Set the lines down again exactly, first line through the line that contains "1.5, bottom: 0", with no pictures.

+---+

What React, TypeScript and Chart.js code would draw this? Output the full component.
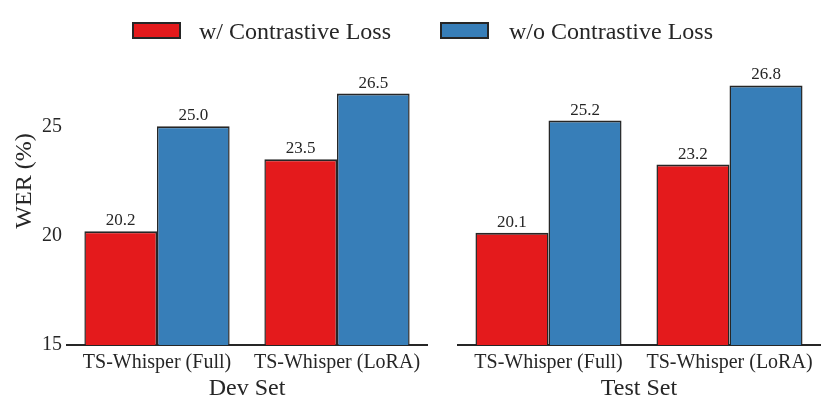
import React, { useEffect, useRef } from "react";
import { Chart, registerables } from "chart.js";

Chart.register(...registerables);

const categories = ["TS-Whisper (Full)", "TS-Whisper (LoRA)"];
const panelTitles = ["Dev Set", "Test Set"];
const seriesNames = ["w/ Contrastive Loss", "w/o Contrastive Loss"];
const devWith = [20.2, 23.5];
const devWithout = [25.0, 26.5];
const testWith = [20.1, 23.2];
const testWithout = [25.2, 26.8];
const yTickValues = [15, 20, 25];
const yMin = 15;
const yMax = 30;

const RED = "#e41a1c";
const BLUE = "#377eb8";
const INK = "#262626";
const FONT = '"Liberation Serif", "Times New Roman", serif';

const valueLabels = {
  id: "valueLabels",
  afterDatasetsDraw(chart: any) {
    const ctx = chart.ctx;
    ctx.save();
    ctx.font = `17px ${FONT}`;
    ctx.fillStyle = INK;
    ctx.textAlign = "center";
    ctx.textBaseline = "bottom";
    chart.data.datasets.forEach((ds: any, di: number) => {
      const meta = chart.getDatasetMeta(di);
      meta.data.forEach((el: any, i: number) => {
        ctx.fillText(Number(ds.data[i]).toFixed(1), el.x, el.y - 2);
      });
    });
    ctx.restore();
  },
};

const barBorder = { top: 2, left: 1.5, right: 1.5, bottom: 0 };

function makeConfig(
  withVals: number[],
  withoutVals: number[],
  title: string,
  showY: boolean,
  padding: any
): any {
  return {
    type: "bar",
    data: {
      labels: categories,
      datasets: [
        {
          label: seriesNames[0],
          data: withVals,
          backgroundColor: RED,
          borderColor: INK,
          borderWidth: barBorder,
          borderSkipped: false,
          categoryPercentage: 0.807,
          barPercentage: 1.0,
        },
        {
          label: seriesNames[1],
          data: withoutVals,
          backgroundColor: BLUE,
          borderColor: INK,
          borderWidth: barBorder,
          borderSkipped: false,
          categoryPercentage: 0.807,
          barPercentage: 1.0,
        },
      ],
    },
    options: {
      responsive: false,
      animation: false,
      layout: { padding },
      plugins: {
        legend: { display: false },
        tooltip: { enabled: false },
      },
      scales: {
        x: {
          grid: { display: false, drawTicks: false },
          border: { display: true, color: INK, width: 2 },
          ticks: {
            color: INK,
            font: { family: FONT, size: 20 },
            padding: 6,
            maxRotation: 0,
            autoSkip: false,
          },
          title: {
            display: true,
            text: title,
            color: INK,
            font: { family: FONT, size: 24, lineHeight: 1.2 },
            padding: { top: 0, bottom: 8 },
          },
          afterFit(scale: any) {
            scale.height = 66;
          },
        },
        y: {
          display: showY,
          min: yMin,
          max: yMax,
          grid: { display: false, drawTicks: false },
          border: { display: false },
          ticks: {
            color: INK,
            font: { family: FONT, size: 20 },
            padding: 5,
          },
          afterBuildTicks(scale: any) {
            scale.ticks = yTickValues.map((v) => ({ value: v }));
          },
          title: {
            display: true,
            text: "WER (%)",
            color: INK,
            font: { family: FONT, size: 24, lineHeight: 1.2 },
            padding: { top: 10, bottom: 0 },
          },
          afterFit(scale: any) {
            if (showY) scale.width = 67;
          },
        },
      },
    },
    plugins: [valueLabels],
  };
}

function LegendItem({ color, text, boxLeft, textLeft }: any) {
  return (
    <>
      <div
        style={{
          position: "absolute",
          left: boxLeft,
          top: 22,
          width: 49,
          height: 17,
          boxSizing: "border-box",
          border: `2px solid ${INK}`,
          background: color,
        }}
      />
      <div
        style={{
          position: "absolute",
          left: textLeft,
          top: 15,
          height: 32,
          lineHeight: "32px",
          fontFamily: FONT,
          fontSize: 24,
          color: INK,
          whiteSpace: "nowrap",
        }}
      >
        {text}
      </div>
    </>
  );
}

export default function App() {
  const leftRef = useRef<HTMLCanvasElement>(null);
  const rightRef = useRef<HTMLCanvasElement>(null);

  useEffect(() => {
    const c1 = new Chart(
      leftRef.current as HTMLCanvasElement,
      makeConfig(devWith, devWithout, panelTitles[0], true, {
        top: 15,
        right: 13,
        bottom: 0,
        left: 0,
      })
    );
    const c2 = new Chart(
      rightRef.current as HTMLCanvasElement,
      makeConfig(testWith, testWithout, panelTitles[1], false, {
        top: 15,
        right: 11,
        bottom: 0,
        left: 18,
      })
    );
    return () => {
      c1.destroy();
      c2.destroy();
    };
  }, []);

  return (
    <div
      style={{
        position: "absolute",
        left: 0,
        top: 0,
        width: 831,
        height: 411,
        background: "#fff",
        overflow: "hidden",
      }}
    >
      <canvas
        ref={leftRef}
        width={440}
        height={411}
        style={{ position: "absolute", left: 0, top: 0, width: 440, height: 411 }}
      />
      <canvas
        ref={rightRef}
        width={391}
        height={411}
        style={{ position: "absolute", left: 440, top: 0, width: 391, height: 411 }}
      />
      <LegendItem color={RED} text={seriesNames[0]} boxLeft={132} textLeft={199} />
      <LegendItem color={BLUE} text={seriesNames[1]} boxLeft={440} textLeft={509} />
    </div>
  );
}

+---+

RIGHT ANSWER:
What React, TypeScript and Chart.js code would draw this? Output the full component.
import React, { useEffect, useRef } from "react";
import { Chart, registerables } from "chart.js";

Chart.register(...registerables);

const categories = ["TS-Whisper (Full)", "TS-Whisper (LoRA)"];
const panelTitles = ["Dev Set", "Test Set"];
const seriesNames = ["w/ Contrastive Loss", "w/o Contrastive Loss"];
const devWith = [20.2, 23.5];
const devWithout = [25.0, 26.5];
const testWith = [20.1, 23.2];
const testWithout = [25.2, 26.8];
const yTickValues = [15, 20, 25];
const yMin = 15;
const yMax = 30;

const RED = "#e41a1c";
const BLUE = "#377eb8";
const INK = "#262626";
const FONT = '"Liberation Serif", "Times New Roman", serif';

const valueLabels = {
  id: "valueLabels",
  afterDatasetsDraw(chart: any) {
    const ctx = chart.ctx;
    ctx.save();
    ctx.font = `17px ${FONT}`;
    ctx.fillStyle = INK;
    ctx.textAlign = "center";
    ctx.textBaseline = "bottom";
    chart.data.datasets.forEach((ds: any, di: number) => {
      const meta = chart.getDatasetMeta(di);
      meta.data.forEach((el: any, i: number) => {
        ctx.fillText(Number(ds.data[i]).toFixed(1), el.x, el.y - 2);
      });
    });
    ctx.restore();
  },
};

const barBorder = { top: 2, left: 1.5, right: 1.5, bottom: 0 };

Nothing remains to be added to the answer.